> [Description of the task]
It is required that the lines from the top of the listing through the line with "0.8, 0.9, 1.0];" be reproduced exactly, excluding pictures.
··· Data excerpt
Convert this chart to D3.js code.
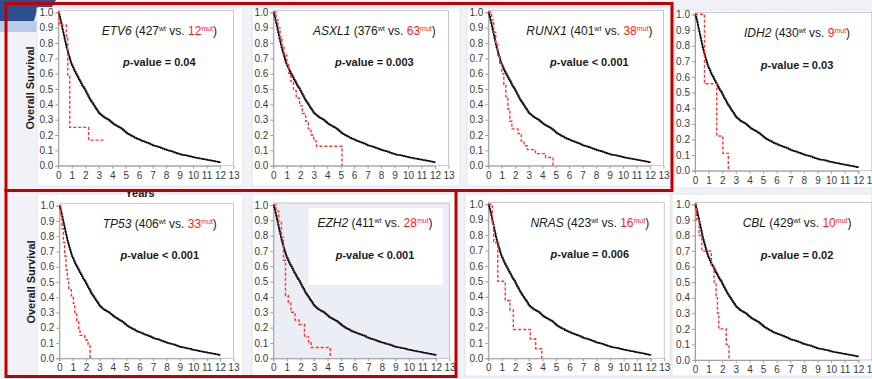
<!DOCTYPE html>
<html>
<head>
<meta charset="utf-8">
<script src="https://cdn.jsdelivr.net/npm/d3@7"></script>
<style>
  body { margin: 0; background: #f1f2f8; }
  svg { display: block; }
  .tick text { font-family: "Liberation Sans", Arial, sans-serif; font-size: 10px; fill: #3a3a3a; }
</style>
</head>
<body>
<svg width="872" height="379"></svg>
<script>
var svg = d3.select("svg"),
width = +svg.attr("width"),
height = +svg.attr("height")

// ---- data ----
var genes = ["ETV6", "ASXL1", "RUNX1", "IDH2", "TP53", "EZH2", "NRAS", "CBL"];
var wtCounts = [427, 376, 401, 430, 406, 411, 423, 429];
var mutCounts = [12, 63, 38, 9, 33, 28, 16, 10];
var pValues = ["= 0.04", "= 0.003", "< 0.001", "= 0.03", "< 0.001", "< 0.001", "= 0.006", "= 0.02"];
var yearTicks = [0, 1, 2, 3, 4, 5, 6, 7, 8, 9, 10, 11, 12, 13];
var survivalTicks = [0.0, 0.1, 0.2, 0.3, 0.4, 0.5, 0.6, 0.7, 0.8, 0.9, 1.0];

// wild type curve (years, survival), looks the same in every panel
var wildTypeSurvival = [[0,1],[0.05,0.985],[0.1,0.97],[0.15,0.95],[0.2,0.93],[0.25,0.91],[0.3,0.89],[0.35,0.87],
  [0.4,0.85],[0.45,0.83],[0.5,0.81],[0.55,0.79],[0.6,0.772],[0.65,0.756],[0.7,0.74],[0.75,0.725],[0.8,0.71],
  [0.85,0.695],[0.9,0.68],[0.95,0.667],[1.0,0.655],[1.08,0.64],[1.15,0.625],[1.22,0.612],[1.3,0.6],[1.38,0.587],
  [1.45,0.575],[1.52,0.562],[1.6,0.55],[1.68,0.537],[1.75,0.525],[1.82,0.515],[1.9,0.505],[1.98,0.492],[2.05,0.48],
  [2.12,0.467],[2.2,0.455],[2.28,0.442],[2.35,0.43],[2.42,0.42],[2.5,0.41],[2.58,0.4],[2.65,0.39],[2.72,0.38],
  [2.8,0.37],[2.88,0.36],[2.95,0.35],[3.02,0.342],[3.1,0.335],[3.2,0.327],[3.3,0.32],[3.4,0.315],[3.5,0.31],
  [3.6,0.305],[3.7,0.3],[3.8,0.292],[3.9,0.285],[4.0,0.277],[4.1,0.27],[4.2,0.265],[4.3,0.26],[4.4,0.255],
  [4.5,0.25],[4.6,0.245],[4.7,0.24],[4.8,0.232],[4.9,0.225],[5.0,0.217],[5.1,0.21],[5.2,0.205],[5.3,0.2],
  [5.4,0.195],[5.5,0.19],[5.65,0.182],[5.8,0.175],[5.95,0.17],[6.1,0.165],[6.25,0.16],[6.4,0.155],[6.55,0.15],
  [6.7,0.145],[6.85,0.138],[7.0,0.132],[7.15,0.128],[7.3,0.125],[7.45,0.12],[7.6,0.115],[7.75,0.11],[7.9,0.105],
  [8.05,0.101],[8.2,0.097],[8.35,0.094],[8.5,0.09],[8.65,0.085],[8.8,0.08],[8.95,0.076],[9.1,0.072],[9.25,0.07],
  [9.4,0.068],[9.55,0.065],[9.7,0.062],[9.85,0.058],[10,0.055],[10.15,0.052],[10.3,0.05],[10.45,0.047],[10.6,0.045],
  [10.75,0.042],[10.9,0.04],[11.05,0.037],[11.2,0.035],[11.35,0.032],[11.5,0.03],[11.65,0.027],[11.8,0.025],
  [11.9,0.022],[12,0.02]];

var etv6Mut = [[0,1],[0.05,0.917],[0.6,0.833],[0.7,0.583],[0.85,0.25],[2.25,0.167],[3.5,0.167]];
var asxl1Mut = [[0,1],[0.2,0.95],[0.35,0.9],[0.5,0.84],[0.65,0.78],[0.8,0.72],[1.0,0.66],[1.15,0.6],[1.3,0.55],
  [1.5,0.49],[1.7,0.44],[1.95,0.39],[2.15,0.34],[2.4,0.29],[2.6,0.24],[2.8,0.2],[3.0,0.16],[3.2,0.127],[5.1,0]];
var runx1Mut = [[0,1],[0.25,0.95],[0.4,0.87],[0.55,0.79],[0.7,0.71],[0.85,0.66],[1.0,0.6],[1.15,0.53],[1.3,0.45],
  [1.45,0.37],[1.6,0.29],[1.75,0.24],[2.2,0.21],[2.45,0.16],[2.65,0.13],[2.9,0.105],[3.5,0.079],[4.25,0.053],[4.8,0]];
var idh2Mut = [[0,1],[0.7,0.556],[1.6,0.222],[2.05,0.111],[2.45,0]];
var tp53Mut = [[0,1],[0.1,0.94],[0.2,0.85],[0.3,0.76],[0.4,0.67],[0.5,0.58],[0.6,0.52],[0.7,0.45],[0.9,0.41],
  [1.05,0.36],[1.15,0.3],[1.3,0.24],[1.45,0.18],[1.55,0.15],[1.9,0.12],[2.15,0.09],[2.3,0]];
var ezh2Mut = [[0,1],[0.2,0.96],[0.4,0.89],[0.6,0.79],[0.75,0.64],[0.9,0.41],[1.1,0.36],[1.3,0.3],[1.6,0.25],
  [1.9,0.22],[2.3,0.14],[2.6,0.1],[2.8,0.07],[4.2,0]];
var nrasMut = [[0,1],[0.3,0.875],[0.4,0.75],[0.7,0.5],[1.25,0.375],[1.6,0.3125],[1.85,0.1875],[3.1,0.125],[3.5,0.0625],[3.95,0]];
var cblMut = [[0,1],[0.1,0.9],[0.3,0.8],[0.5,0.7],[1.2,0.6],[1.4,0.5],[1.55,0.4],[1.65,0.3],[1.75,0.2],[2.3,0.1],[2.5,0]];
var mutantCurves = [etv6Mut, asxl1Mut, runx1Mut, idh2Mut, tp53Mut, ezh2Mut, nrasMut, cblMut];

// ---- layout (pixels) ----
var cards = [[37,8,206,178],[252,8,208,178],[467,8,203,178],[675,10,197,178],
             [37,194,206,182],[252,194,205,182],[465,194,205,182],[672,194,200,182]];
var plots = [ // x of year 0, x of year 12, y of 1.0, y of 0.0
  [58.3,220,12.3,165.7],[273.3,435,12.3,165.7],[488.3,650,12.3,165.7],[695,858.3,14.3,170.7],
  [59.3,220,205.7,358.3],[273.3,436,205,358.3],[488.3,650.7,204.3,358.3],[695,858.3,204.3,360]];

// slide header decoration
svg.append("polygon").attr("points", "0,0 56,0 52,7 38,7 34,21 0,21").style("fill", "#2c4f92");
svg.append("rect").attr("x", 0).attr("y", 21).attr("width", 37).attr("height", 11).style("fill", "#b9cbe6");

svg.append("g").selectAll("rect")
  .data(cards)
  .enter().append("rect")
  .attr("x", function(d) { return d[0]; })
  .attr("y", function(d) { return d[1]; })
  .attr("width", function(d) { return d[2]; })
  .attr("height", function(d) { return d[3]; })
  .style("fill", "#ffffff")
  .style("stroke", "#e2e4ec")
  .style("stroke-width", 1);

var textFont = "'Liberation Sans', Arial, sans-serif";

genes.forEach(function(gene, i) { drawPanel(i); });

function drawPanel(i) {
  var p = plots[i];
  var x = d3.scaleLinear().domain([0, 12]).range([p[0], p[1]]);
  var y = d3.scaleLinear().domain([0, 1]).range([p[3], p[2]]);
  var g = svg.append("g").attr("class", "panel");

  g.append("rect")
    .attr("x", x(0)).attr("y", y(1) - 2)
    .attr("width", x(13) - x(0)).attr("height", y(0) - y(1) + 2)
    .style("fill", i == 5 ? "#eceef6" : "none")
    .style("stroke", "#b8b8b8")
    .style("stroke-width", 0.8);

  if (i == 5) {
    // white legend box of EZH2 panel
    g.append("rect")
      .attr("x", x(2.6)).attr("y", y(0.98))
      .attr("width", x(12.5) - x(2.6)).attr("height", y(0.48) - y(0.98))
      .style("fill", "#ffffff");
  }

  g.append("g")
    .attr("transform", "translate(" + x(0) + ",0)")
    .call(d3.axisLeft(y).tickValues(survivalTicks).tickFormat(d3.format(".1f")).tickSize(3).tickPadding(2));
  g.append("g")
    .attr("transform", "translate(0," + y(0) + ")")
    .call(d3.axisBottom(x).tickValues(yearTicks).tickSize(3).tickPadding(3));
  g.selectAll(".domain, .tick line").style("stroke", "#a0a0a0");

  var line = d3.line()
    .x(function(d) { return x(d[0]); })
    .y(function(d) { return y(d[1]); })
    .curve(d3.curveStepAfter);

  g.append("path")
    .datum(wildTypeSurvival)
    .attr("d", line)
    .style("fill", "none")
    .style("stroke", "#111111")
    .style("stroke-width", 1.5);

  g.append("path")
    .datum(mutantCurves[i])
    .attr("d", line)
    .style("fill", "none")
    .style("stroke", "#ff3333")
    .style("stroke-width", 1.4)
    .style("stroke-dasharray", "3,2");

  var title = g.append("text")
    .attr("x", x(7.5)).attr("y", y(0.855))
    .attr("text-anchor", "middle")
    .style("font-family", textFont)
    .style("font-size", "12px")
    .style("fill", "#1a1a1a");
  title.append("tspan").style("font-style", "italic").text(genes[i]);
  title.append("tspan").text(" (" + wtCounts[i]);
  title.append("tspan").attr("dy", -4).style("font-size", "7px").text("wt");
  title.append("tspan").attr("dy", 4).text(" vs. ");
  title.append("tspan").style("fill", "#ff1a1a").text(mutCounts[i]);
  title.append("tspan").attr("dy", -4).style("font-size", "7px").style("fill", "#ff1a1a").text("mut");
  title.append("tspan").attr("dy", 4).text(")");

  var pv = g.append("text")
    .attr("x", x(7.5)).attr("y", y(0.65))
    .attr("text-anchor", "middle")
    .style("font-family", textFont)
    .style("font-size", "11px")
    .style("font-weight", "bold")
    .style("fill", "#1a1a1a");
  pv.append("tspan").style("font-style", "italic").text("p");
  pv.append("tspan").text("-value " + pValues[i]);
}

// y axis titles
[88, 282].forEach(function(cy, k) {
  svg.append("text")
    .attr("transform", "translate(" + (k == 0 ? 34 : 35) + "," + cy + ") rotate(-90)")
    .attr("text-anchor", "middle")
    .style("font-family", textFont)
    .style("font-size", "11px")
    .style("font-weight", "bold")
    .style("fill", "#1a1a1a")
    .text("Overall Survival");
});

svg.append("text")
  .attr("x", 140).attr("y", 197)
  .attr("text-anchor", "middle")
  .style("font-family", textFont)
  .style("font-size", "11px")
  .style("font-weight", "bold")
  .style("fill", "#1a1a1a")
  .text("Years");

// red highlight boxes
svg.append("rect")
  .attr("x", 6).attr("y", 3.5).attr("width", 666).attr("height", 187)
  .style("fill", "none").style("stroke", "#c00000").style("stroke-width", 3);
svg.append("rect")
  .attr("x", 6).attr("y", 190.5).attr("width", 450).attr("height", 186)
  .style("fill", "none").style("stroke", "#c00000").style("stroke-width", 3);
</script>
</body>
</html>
······
> [Task answer]
Convert this chart to D3.js code.
<!DOCTYPE html>
<html>
<head>
<meta charset="utf-8">
<script src="https://cdn.jsdelivr.net/npm/d3@7"></script>
<style>
  body { margin: 0; background: #f1f2f8; }
  svg { display: block; }
  .tick text { font-family: "Liberation Sans", Arial, sans-serif; font-size: 10px; fill: #3a3a3a; }
</style>
</head>
<body>
<svg width="872" height="379"></svg>
<script>
var svg = d3.select("svg"),
width = +svg.attr("width"),
height = +svg.attr("height")

// ---- data ----
var genes = ["ETV6", "ASXL1", "RUNX1", "IDH2", "TP53", "EZH2", "NRAS", "CBL"];
var wtCounts = [427, 376, 401, 430, 406, 411, 423, 429];
var mutCounts = [12, 63, 38, 9, 33, 28, 16, 10];
var pValues = ["= 0.04", "= 0.003", "< 0.001", "= 0.03", "< 0.001", "< 0.001", "= 0.006", "= 0.02"];
var yearTicks = [0, 1, 2, 3, 4, 5, 6, 7, 8, 9, 10, 11, 12, 13];
var survivalTicks = [0.0, 0.1, 0.2, 0.3, 0.4, 0.5, 0.6, 0.7, 0.8, 0.9, 1.0];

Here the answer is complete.